### Problem to work on
Your output must consist solely of the lines from the "Write the D3.js code for this chart." line through the "1.5, 1.75, 2];" line, exactly as written, without images.

### Listing

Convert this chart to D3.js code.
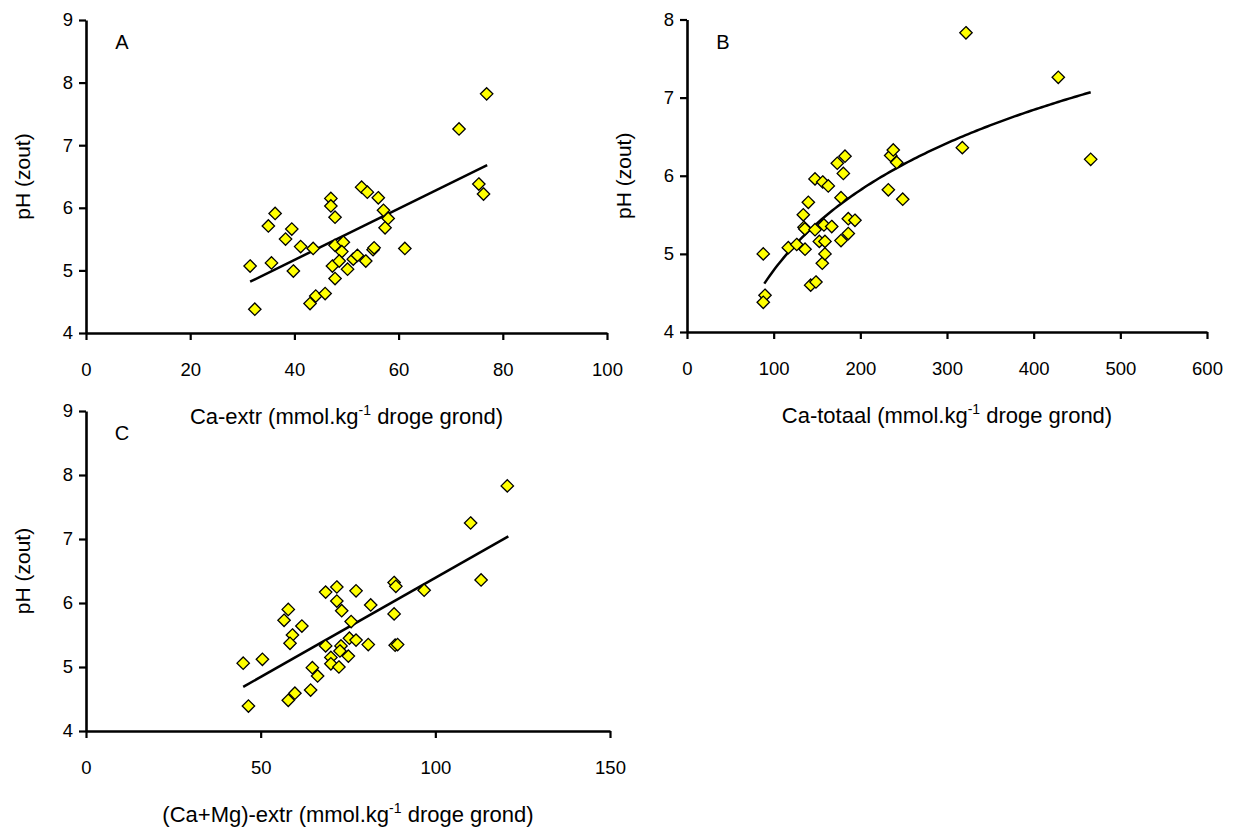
<!DOCTYPE html>
<html>
<head>
<meta charset="utf-8">
<script src="https://cdn.jsdelivr.net/npm/d3@7/dist/d3.min.js"></script>
<style>
  html, body { margin: 0; padding: 0; background: #ffffff; }
  svg { display: block; font-family: "Liberation Sans", Arial, sans-serif; }
  .axis .domain { stroke: #000; stroke-width: 2.6px; }
  .axis .tick line { stroke: #000; stroke-width: 2.2px; }
  .axis .tick text { font-size: 18.5px; fill: #000; font-family: "Liberation Sans", Arial, sans-serif; }
</style>
</head>
<body>
<svg id="chart" width="1233" height="827"></svg>
<script>
// Panel A: extractable Ca vs pH
const caExtr = [31.5, 32.4, 35.0, 36.3, 35.6, 38.3, 39.5, 39.8, 41.2, 43.6,
  43.0, 44.1, 45.9, 47.0, 47.0, 47.8, 47.8, 49.4, 49.1, 47.3,
  48.6, 47.8, 50.2, 51.3, 52.1, 53.7, 52.9, 54.0, 55.1, 55.3,
  56.1, 57.1, 58.0, 57.4, 61.2, 71.6, 76.9, 75.4, 76.3];
const phA = [5.07, 4.38, 5.71, 5.91, 5.12, 5.50, 5.66, 4.99, 5.38, 5.35,
  4.47, 4.59, 4.63, 6.15, 6.03, 5.85, 5.40, 5.45, 5.30, 5.07,
  5.15, 4.87, 5.02, 5.18, 5.24, 5.15, 6.33, 6.25, 5.33, 5.36,
  6.16, 5.96, 5.83, 5.68, 5.35, 7.26, 7.82, 6.38, 6.22];

// Panel B: total Ca vs pH
const caTotaal = [88, 90, 88, 116.9, 126.6, 136.2, 134.2, 140, 135, 136,
  147.7, 147.7, 142.7, 148.8, 156.1, 159.2, 152.7, 159.2, 158, 167,
  156.6, 163, 173.4, 182.3, 180.4, 177.7, 177.7, 186.1, 186.1, 193.8,
  232.3, 235, 238, 242, 248.9, 321.9, 317.7, 428.4, 465.8];
const phB = [5.00, 4.47, 4.38, 5.08, 5.12, 5.06, 5.50, 5.66, 5.34, 5.32,
  5.31, 5.96, 4.60, 4.64, 4.88, 5.00, 5.16, 5.16, 5.37, 5.35,
  5.92, 5.87, 6.16, 6.25, 6.03, 5.72, 5.17, 5.26, 5.45, 5.43,
  5.82, 6.26, 6.33, 6.17, 5.70, 7.83, 6.36, 7.26, 6.21];

// Panel C: extractable Ca+Mg vs pH
const caMgExtr = [45.0, 50.5, 46.5, 57.9, 56.7, 59.1, 58.4, 61.8, 57.9, 59.8,
  64.3, 64.8, 66.3, 68.6, 71.8, 71.8, 73.2, 75.9, 68.6, 77.3,
  75.4, 77.3, 73.0, 72.7, 70.1, 70.1, 72.4, 75.1, 81.5, 88.2,
  88.7, 88.2, 96.8, 80.8, 88.5, 89.2, 110.1, 120.6, 113.1];
const phC = [5.06, 5.12, 4.39, 5.90, 5.73, 5.50, 5.37, 5.64, 4.48, 4.59,
  4.64, 4.99, 4.86, 6.17, 6.25, 6.03, 5.88, 5.71, 5.33, 6.19,
  5.45, 5.42, 5.33, 5.25, 5.15, 5.05, 5.00, 5.17, 5.97, 6.32,
  6.26, 5.83, 6.20, 5.35, 5.34, 5.35, 7.25, 7.83, 6.36];

// Tick values
const ticksXA = [0, 20, 40, 60, 80, 100];
const ticksXB = [0, 100, 200, 300, 400, 500, 600];
const ticksXC = [0, 50, 100, 150];
const ticksYA = [4, 5, 6, 7, 8, 9];
const ticksYB = [4, 5, 6, 7, 8];
const ticksYC = [4, 5, 6, 7, 8, 9];

// Trend lines: linear (intercept, slope) for A and C, logarithmic (a + b·ln x) for B
const trendA = { intercept: 3.531, slope: 0.0409, from: 31.5, to: 77.0 };
const trendB = { a: -2.036, b: 1.482, from: 89.2, to: 465.8 };
const trendC = { intercept: 3.297, slope: 0.03096, from: 45.0, to: 120.9 };

const svg = d3.select("#chart");
const fmt = d3.format("d");

const panels = [
  { letter: "A", xs: caExtr, ys: phA, xDomain: [0, 100], yDomain: [4, 9],
    xTicks: ticksXA, yTicks: ticksYA, left: 86, right: 607, top: 20, bottom: 333,
    title: "Ca-extr", trend: x => trendA.intercept + trendA.slope * x,
    tFrom: trendA.from, tTo: trendA.to, linear: true },
  { letter: "B", xs: caTotaal, ys: phB, xDomain: [0, 600], yDomain: [4, 8],
    xTicks: ticksXB, yTicks: ticksYB, left: 687, right: 1207, top: 19.5, bottom: 332,
    title: "Ca-totaal", trend: x => trendB.a + trendB.b * Math.log(x),
    tFrom: trendB.from, tTo: trendB.to, linear: false },
  { letter: "C", xs: caMgExtr, ys: phC, xDomain: [0, 150], yDomain: [4, 9],
    xTicks: ticksXC, yTicks: ticksYC, left: 86, right: 610, top: 411, bottom: 731,
    title: "(Ca+Mg)-extr", trend: x => trendC.intercept + trendC.slope * x,
    tFrom: trendC.from, tTo: trendC.to, linear: true }
];

const diamond = r => `M0,${-r}L${r},0L0,${r}L${-r},0Z`;

panels.forEach(p => {
  const x = d3.scaleLinear().domain(p.xDomain).range([p.left, p.right]);
  const y = d3.scaleLinear().domain(p.yDomain).range([p.bottom, p.top]);
  const g = svg.append("g");

  // axes
  g.append("g").attr("class", "axis")
    .attr("transform", `translate(0,${p.bottom})`)
    .call(d3.axisBottom(x).tickValues(p.xTicks).tickFormat(fmt)
      .tickSize(7).tickSizeOuter(0).tickPadding(23))
    .call(a => a.selectAll(".tick text").attr("dy", "0.71em"));
  g.append("g").attr("class", "axis")
    .attr("transform", `translate(${p.left},0)`)
    .call(d3.axisLeft(y).tickValues(p.yTicks).tickFormat(fmt)
      .tickSize(7).tickSizeOuter(0).tickPadding(6));

  // trend line
  const tx = p.linear ? [p.tFrom, p.tTo]
    : d3.range(p.tFrom, p.tTo, (p.tTo - p.tFrom) / 120).concat([p.tTo]);
  g.append("path")
    .attr("d", d3.line().x(d => x(d)).y(d => y(p.trend(d)))(tx))
    .attr("fill", "none").attr("stroke", "#000").attr("stroke-width", 2.5);

  // data points
  g.append("g").selectAll("path").data(p.xs.map((v, i) => [v, p.ys[i]]))
    .join("path")
    .attr("d", diamond(6.2))
    .attr("transform", d => `translate(${x(d[0])},${y(d[1])})`)
    .attr("fill", "#ffff00").attr("stroke", "#000").attr("stroke-width", 1.3);

  // panel letter
  g.append("text").attr("x", p.left + 36).attr("y", p.top + 29)
    .attr("text-anchor", "middle").attr("font-size", 20).text(p.letter);

  // y-axis title
  g.append("text")
    .attr("transform", `translate(${p.left - 56},${(p.top + p.bottom) / 2}) rotate(-90)`)
    .attr("text-anchor", "middle").attr("font-size", 21).text("pH (zout)");

  // x-axis title with superscript
  const t = g.append("text").attr("x", (p.left + p.right) / 2).attr("y", p.bottom + 91)
    .attr("text-anchor", "middle").attr("font-size", 22);
  t.append("tspan").text(p.title + " (mmol.kg");
  t.append("tspan").attr("font-size", 14).attr("dy", -9).text("-1");
  t.append("tspan").attr("dy", 9).text(" droge grond)");
});
</script>
</body>
</html>
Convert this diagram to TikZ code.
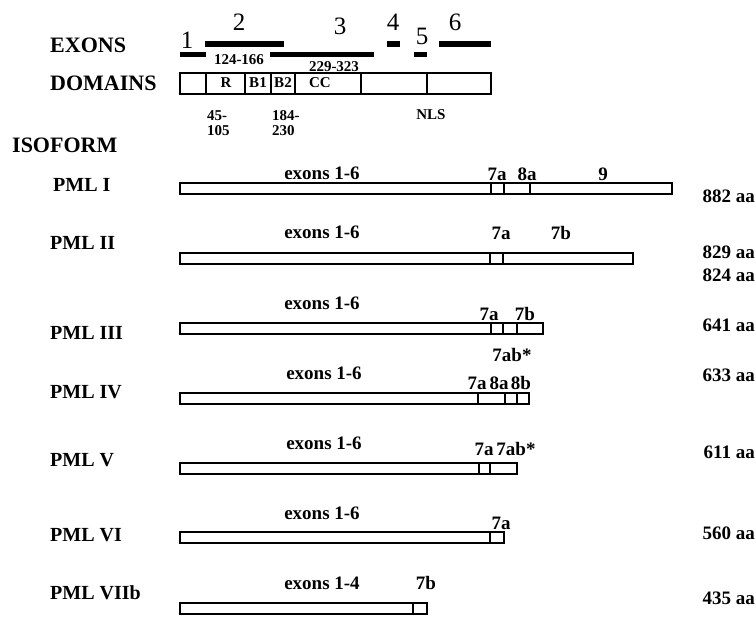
\documentclass[tikz,border=0pt]{standalone}
\usepackage{fontspec}
\setmainfont{Liberation Serif}
\newcommand{\isoformbar}[4]{% #1 name, #2 top y, #3 right x, #4 dividers
  \draw[isobox] (180,#2) rectangle (#3,#2+10.5);
  \coordinate (#1) at (180,#2);
  \foreach \d in {#4} {\draw[divider] (\d,#2) -- (\d,#2+10.5);}
}
\begin{document}
\begin{tikzpicture}[x=1pt,y=-1pt,
  lbl/.style={inner sep=0pt, font=\bfseries\fontsize{19}{19}\selectfont},
  rlbl/.style={lbl, anchor=east},
  head/.style={inner sep=0pt, anchor=west, font=\bfseries\fontsize{22}{22}\selectfont},
  pml/.style={inner sep=0pt, anchor=west, font=\bfseries\fontsize{20}{20}\selectfont},
  num/.style={inner sep=0pt, font=\fontsize{25}{25}\selectfont},
  small/.style={inner sep=0pt, font=\bfseries\fontsize{15}{15}\selectfont},
  exonbar/.style={line width=5.5pt},
  isobox/.style={draw, line width=2pt},
  divider/.style={line width=2.2pt},
  dombox/.style={draw, line width=2pt},
]
\useasboundingbox (0,0) rectangle (756,619);

% headings
\node[head] (exons) at (50,45) {EXONS};
\node[head] (domains) at (50,83) {DOMAINS};
\node[head] (isoform) at (12,145) {ISOFORM};

% exon bars
\draw[exonbar] (180,54.5) -- (206,54.5);
\draw[exonbar] (205,44) -- (284,44);
\draw[exonbar] (270,54.5) -- (374,54.5);
\draw[exonbar] (387,44) -- (400,44);
\draw[exonbar] (414,54.5) -- (427,54.5);
\draw[exonbar] (439,44) -- (491,44);
\node[num] (n1) at (187,40) {1};
\node[num] (n2) at (239,22) {2};
\node[num] (n3) at (340,26) {3};
\node[num] (n4) at (393,22) {4};
\node[num] (n5) at (422,36) {5};
\node[num] (n6) at (455,22) {6};

% domains
\draw[dombox] (180,73) rectangle (491,94);
\foreach \d in {206,245,271,295,361,427} {\draw[line width=1.8pt] (\d,73) -- (\d,94);}
\node[small] (dR) at (226,83) {R};
\node[small] (dB1) at (258,83) {B1};
\node[small] (dB2) at (283,83) {B2};
\node[small] (dCC) at (320,83) {CC};
\node[small] (r124) at (239,60) {124-166};
\node[small] (r229) at (334,67) {229-323};
\node[small, anchor=west] (r45) at (207,116) {45-};
\node[small, anchor=west] (r105) at (207,131) {105};
\node[small, anchor=west] (r184) at (272,116) {184-};
\node[small, anchor=west] (r230) at (272,131) {230};
\node[small] (nls) at (431,115) {NLS};

% PML I
\node[pml] (p1) at (53,185) {PML I};
\isoformbar{b1}{183}{672}{491,504,530}
\node[lbl] (e1) at (322,173) {exons 1-6};
\node[lbl] (x1a) at (497,174) {7a};
\node[lbl] (x1b) at (527,174) {8a};
\node[lbl] (x1c) at (603,174) {9};
\node[rlbl] (aa1) at (755,196) {882 aa};

% PML II
\node[pml] (p2) at (50,243) {PML II};
\isoformbar{b2}{253}{633}{490,503}
\node[lbl] (e2) at (322,232) {exons 1-6};
\node[lbl] (x2a) at (501,233) {7a};
\node[lbl] (x2b) at (561,233) {7b};
\node[rlbl] (aa2) at (755,252) {829 aa};
\node[rlbl] (aa2b) at (755,275) {824 aa};

% PML III
\node[pml] (p3) at (50,333) {PML III};
\isoformbar{b3}{323}{543}{491,503,517}
\node[lbl] (e3) at (322,303) {exons 1-6};
\node[lbl] (x3a) at (489,314) {7a};
\node[lbl] (x3b) at (525,314) {7b};
\node[lbl] (x3c) at (512,355) {7ab*};
\node[rlbl] (aa3) at (755,325) {641 aa};

% PML IV
\node[pml] (p4) at (50,392) {PML IV};
\isoformbar{b4}{393}{529}{478,505,517}
\node[lbl] (e4) at (324,373) {exons 1-6};
\node[lbl] (x4a) at (477,383) {7a};
\node[lbl] (x4b) at (499,383) {8a};
\node[lbl] (x4c) at (521,383) {8b};
\node[rlbl] (aa4) at (755,375) {633 aa};

% PML V
\node[pml] (p5) at (50,460) {PML V};
\isoformbar{b5}{463}{517}{479,490}
\node[lbl] (e5) at (324,443) {exons 1-6};
\node[lbl] (x5a) at (484,449) {7a};
\node[lbl] (x5b) at (516,449) {7ab*};
\node[rlbl] (aa5) at (755,452) {611 aa};

% PML VI
\node[pml] (p6) at (50,535) {PML VI};
\isoformbar{b6}{532}{504}{490}
\node[lbl] (e6) at (322,513) {exons 1-6};
\node[lbl] (x6a) at (501,523) {7a};
\node[rlbl] (aa6) at (755,533) {560 aa};

% PML VIIb
\node[pml] (p7) at (50,593) {PML VIIb};
\isoformbar{b7}{603}{427}{413}
\node[lbl] (e7) at (322,583) {exons 1-4};
\node[lbl] (x7a) at (426,583) {7b};
\node[rlbl] (aa7) at (755,598) {435 aa};
\end{tikzpicture}
\end{document}
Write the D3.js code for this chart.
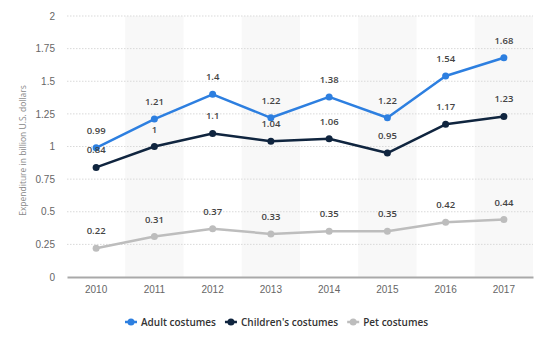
<!DOCTYPE html>
<html>
<head>
<meta charset="utf-8">
<script src="https://cdn.jsdelivr.net/npm/d3@7"></script>
<style>
  body { margin: 0; background: #fff; }
  svg { display: block; font-family: "Open Sans", sans-serif; }
  .grid line { stroke: #d9d9d9; stroke-dasharray: 1.5 1.5; }
  .axis text { fill: #666; font-size: 10px; }
  .val { font-size: 9.5px; font-weight: 600; fill: #444; }
  .legend text { font-size: 10px; font-weight: 600; fill: #333; }
</style>
</head>
<body>
<svg id="chart" width="554" height="339"></svg>
<script>
const years = ['2010', '2011', '2012', '2013', '2014', '2015', '2016', '2017'];
const adult = [0.99, 1.21, 1.4, 1.22, 1.38, 1.22, 1.54, 1.68];
const children = [0.84, 1, 1.1, 1.04, 1.06, 0.95, 1.17, 1.23];
const pets = [0.22, 0.31, 0.37, 0.33, 0.35, 0.35, 0.42, 0.44];
const yTicks = [0, 0.25, 0.5, 0.75, 1, 1.25, 1.5, 1.75, 2];

const series = [
  { name: 'Adult costumes', values: adult, color: '#2d7fe0' },
  { name: "Children's costumes", values: children, color: '#10253f' },
  { name: 'Pet costumes', values: pets, color: '#bdbdbd' }
];

const svg = d3.select('#chart');
const plotLeft = 67, plotRight = 533, plotTop = 16, plotBottom = 277;

const x = d3.scaleBand().domain(years).range([plotLeft, plotRight]);
const y = d3.scaleLinear().domain([0, 2]).range([plotBottom, plotTop]);

// shaded columns for every other year
svg.append('g').selectAll('rect')
  .data(years.filter((d, i) => i % 2 === 1))
  .join('rect')
  .attr('x', d => x(d))
  .attr('y', plotTop)
  .attr('width', x.bandwidth())
  .attr('height', plotBottom - plotTop)
  .attr('fill', '#f8f8f8');

// horizontal grid
svg.append('g').attr('class', 'grid')
  .selectAll('line')
  .data(yTicks.filter(d => d > 0))
  .join('line')
  .attr('x1', plotLeft).attr('x2', plotRight)
  .attr('y1', d => y(d)).attr('y2', d => y(d));

// y axis labels
const yAxis = svg.append('g').attr('class', 'axis')
  .attr('transform', `translate(${plotLeft - 12},0)`)
  .call(d3.axisLeft(y).tickValues(yTicks).tickSize(0).tickPadding(0).tickFormat(d => String(d)));
yAxis.select('.domain').remove();

// x axis
const xAxis = svg.append('g').attr('class', 'axis')
  .attr('transform', `translate(0,${plotBottom})`)
  .call(d3.axisBottom(x).tickSize(0).tickPadding(9));
xAxis.select('.domain').attr('stroke', '#a9a9a9').attr('stroke-width', 2);
xAxis.selectAll('text').attr('font-size', '9.5px');

svg.append('text')
  .attr('transform', `translate(26,${(plotTop + plotBottom) / 2 + 4}) rotate(-90)`)
  .attr('text-anchor', 'middle')
  .attr('font-size', '8.5px')
  .attr('fill', '#888')
  .text('Expenditure in billion U.S. dollars');

const line = d3.line()
  .x((d, i) => x(years[i]) + x.bandwidth() / 2)
  .y(d => y(d));

// draw bottom series first so the blue line sits on top
[...series].reverse().forEach(s => {
  const g = svg.append('g');
  g.append('path')
    .attr('d', line(s.values))
    .attr('fill', 'none')
    .attr('stroke', s.color)
    .attr('stroke-width', 2.5)
    .attr('stroke-linejoin', 'round');
  g.selectAll('circle')
    .data(s.values)
    .join('circle')
    .attr('cx', (d, i) => x(years[i]) + x.bandwidth() / 2)
    .attr('cy', d => y(d))
    .attr('r', 3.5)
    .attr('fill', s.color);
});

series.forEach(s => {
  svg.append('g').selectAll('text')
    .data(s.values)
    .join('text')
    .attr('class', 'val')
    .attr('x', (d, i) => x(years[i]) + x.bandwidth() / 2)
    .attr('y', d => y(d) - 14)
    .attr('text-anchor', 'middle')
    .text(d => String(d));
});

// legend
const legend = svg.append('g').attr('class', 'legend');
let lx = 125;
series.forEach(s => {
  const item = legend.append('g').attr('transform', `translate(${lx},322)`);
  item.append('line')
    .attr('x1', 0).attr('x2', 12)
    .attr('stroke', s.color).attr('stroke-width', 2.5);
  item.append('circle').attr('cx', 6).attr('r', 3.5).attr('fill', s.color);
  const t = item.append('text').attr('x', 16).attr('dy', '0.35em').text(s.name);
  lx += 16 + t.node().getComputedTextLength() + 9;
});
</script>
</body>
</html>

### Response below
Write the D3.js code for this chart.
<!DOCTYPE html>
<html>
<head>
<meta charset="utf-8">
<script src="https://cdn.jsdelivr.net/npm/d3@7"></script>
<style>
  body { margin: 0; background: #fff; }
  svg { display: block; font-family: "Open Sans", sans-serif; }
  .grid line { stroke: #d9d9d9; stroke-dasharray: 1.5 1.5; }
  .axis text { fill: #666; font-size: 10px; }
  .val { font-size: 9.5px; font-weight: 600; fill: #444; }
  .legend text { font-size: 10px; font-weight: 600; fill: #333; }
</style>
</head>
<body>
<svg id="chart" width="554" height="339"></svg>
<script>
const years = ['2010', '2011', '2012', '2013', '2014', '2015', '2016', '2017'];
const adult = [0.99, 1.21, 1.4, 1.22, 1.38, 1.22, 1.54, 1.68];
const children = [0.84, 1, 1.1, 1.04, 1.06, 0.95, 1.17, 1.23];
const pets = [0.22, 0.31, 0.37, 0.33, 0.35, 0.35, 0.42, 0.44];
const yTicks = [0, 0.25, 0.5, 0.75, 1, 1.25, 1.5, 1.75, 2];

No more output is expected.